== Given task ==
Copy out all the data, word for word.

== Supplied data ==
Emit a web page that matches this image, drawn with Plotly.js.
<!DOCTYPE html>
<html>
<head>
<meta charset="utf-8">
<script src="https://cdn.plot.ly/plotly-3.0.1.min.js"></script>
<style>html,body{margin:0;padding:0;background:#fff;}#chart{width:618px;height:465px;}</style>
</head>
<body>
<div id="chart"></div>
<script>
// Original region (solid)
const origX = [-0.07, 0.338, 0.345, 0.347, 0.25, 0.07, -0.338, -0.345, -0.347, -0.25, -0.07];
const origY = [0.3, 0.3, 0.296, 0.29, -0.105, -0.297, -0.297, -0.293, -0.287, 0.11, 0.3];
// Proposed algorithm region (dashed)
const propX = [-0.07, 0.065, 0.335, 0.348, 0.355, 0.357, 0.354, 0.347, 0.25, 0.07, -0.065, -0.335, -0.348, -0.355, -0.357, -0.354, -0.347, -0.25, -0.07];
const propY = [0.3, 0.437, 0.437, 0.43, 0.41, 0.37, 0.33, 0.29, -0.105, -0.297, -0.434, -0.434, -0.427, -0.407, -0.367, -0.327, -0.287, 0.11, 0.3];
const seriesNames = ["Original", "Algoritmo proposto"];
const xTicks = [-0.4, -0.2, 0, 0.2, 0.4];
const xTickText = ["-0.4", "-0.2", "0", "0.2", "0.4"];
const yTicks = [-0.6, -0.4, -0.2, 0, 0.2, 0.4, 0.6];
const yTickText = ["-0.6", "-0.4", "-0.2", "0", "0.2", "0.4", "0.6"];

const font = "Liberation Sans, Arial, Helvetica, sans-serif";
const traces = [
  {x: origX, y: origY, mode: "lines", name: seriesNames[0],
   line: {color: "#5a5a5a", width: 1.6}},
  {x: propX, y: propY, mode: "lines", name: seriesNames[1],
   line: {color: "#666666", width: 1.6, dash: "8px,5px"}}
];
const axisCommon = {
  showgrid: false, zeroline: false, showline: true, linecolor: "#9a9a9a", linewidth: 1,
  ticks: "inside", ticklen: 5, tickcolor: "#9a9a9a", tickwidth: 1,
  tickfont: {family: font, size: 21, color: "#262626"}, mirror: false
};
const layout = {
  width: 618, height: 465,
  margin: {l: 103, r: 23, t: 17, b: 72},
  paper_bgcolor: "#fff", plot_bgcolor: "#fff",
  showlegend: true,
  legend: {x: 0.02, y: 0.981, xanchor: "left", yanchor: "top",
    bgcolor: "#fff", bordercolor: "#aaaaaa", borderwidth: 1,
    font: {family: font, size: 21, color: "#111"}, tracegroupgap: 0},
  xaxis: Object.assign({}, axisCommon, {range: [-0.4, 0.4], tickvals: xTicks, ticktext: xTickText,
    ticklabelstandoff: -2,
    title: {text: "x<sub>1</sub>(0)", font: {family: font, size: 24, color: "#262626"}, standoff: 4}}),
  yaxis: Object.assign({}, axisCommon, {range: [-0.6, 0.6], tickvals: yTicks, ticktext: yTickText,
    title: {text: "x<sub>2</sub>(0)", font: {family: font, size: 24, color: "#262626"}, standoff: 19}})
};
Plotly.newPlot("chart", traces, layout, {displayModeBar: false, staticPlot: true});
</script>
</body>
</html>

== Solution below ==
Emit a web page that matches this image, drawn with Plotly.js.
<!DOCTYPE html>
<html>
<head>
<meta charset="utf-8">
<script src="https://cdn.plot.ly/plotly-3.0.1.min.js"></script>
<style>html,body{margin:0;padding:0;background:#fff;}#chart{width:618px;height:465px;}</style>
</head>
<body>
<div id="chart"></div>
<script>
// Original region (solid)
const origX = [-0.07, 0.338, 0.345, 0.347, 0.25, 0.07, -0.338, -0.345, -0.347, -0.25, -0.07];
const origY = [0.3, 0.3, 0.296, 0.29, -0.105, -0.297, -0.297, -0.293, -0.287, 0.11, 0.3];
// Proposed algorithm region (dashed)
const propX = [-0.07, 0.065, 0.335, 0.348, 0.355, 0.357, 0.354, 0.347, 0.25, 0.07, -0.065, -0.335, -0.348, -0.355, -0.357, -0.354, -0.347, -0.25, -0.07];
const propY = [0.3, 0.437, 0.437, 0.43, 0.41, 0.37, 0.33, 0.29, -0.105, -0.297, -0.434, -0.434, -0.427, -0.407, -0.367, -0.327, -0.287, 0.11, 0.3];
const seriesNames = ["Original", "Algoritmo proposto"];
const xTicks = [-0.4, -0.2, 0, 0.2, 0.4];
const xTickText = ["-0.4", "-0.2", "0", "0.2", "0.4"];
const yTicks = [-0.6, -0.4, -0.2, 0, 0.2, 0.4, 0.6];
const yTickText = ["-0.6", "-0.4", "-0.2", "0", "0.2", "0.4", "0.6"];

const font = "Liberation Sans, Arial, Helvetica, sans-serif";
const traces = [
  {x: origX, y: origY, mode: "lines", name: seriesNames[0],
   line: {color: "#5a5a5a", width: 1.6}},
  {x: propX, y: propY, mode: "lines", name: seriesNames[1],
   line: {color: "#666666", width: 1.6, dash: "8px,5px"}}
];
const axisCommon = {
  showgrid: false, zeroline: false, showline: true, linecolor: "#9a9a9a", linewidth: 1,
  ticks: "inside", ticklen: 5, tickcolor: "#9a9a9a", tickwidth: 1,
  tickfont: {family: font, size: 21, color: "#262626"}, mirror: false
};
const layout = {
  width: 618, height: 465,
  margin: {l: 103, r: 23, t: 17, b: 72},
  paper_bgcolor: "#fff", plot_bgcolor: "#fff",
  showlegend: true,
  legend: {x: 0.02, y: 0.981, xanchor: "left", yanchor: "top",
    bgcolor: "#fff", bordercolor: "#aaaaaa", borderwidth: 1,
    font: {family: font, size: 21, color: "#111"}, tracegroupgap: 0},
  xaxis: Object.assign({}, axisCommon, {range: [-0.4, 0.4], tickvals: xTicks, ticktext: xTickText,
    ticklabelstandoff: -2,
    title: {text: "x<sub>1</sub>(0)", font: {family: font, size: 24, color: "#262626"}, standoff: 4}}),
  yaxis: Object.assign({}, axisCommon, {range: [-0.6, 0.6], tickvals: yTicks, ticktext: yTickText,
    title: {text: "x<sub>2</sub>(0)", font: {family: font, size: 24, color: "#262626"}, standoff: 19}})
};
Plotly.newPlot("chart", traces, layout, {displayModeBar: false, staticPlot: true});
</script>
</body>
</html>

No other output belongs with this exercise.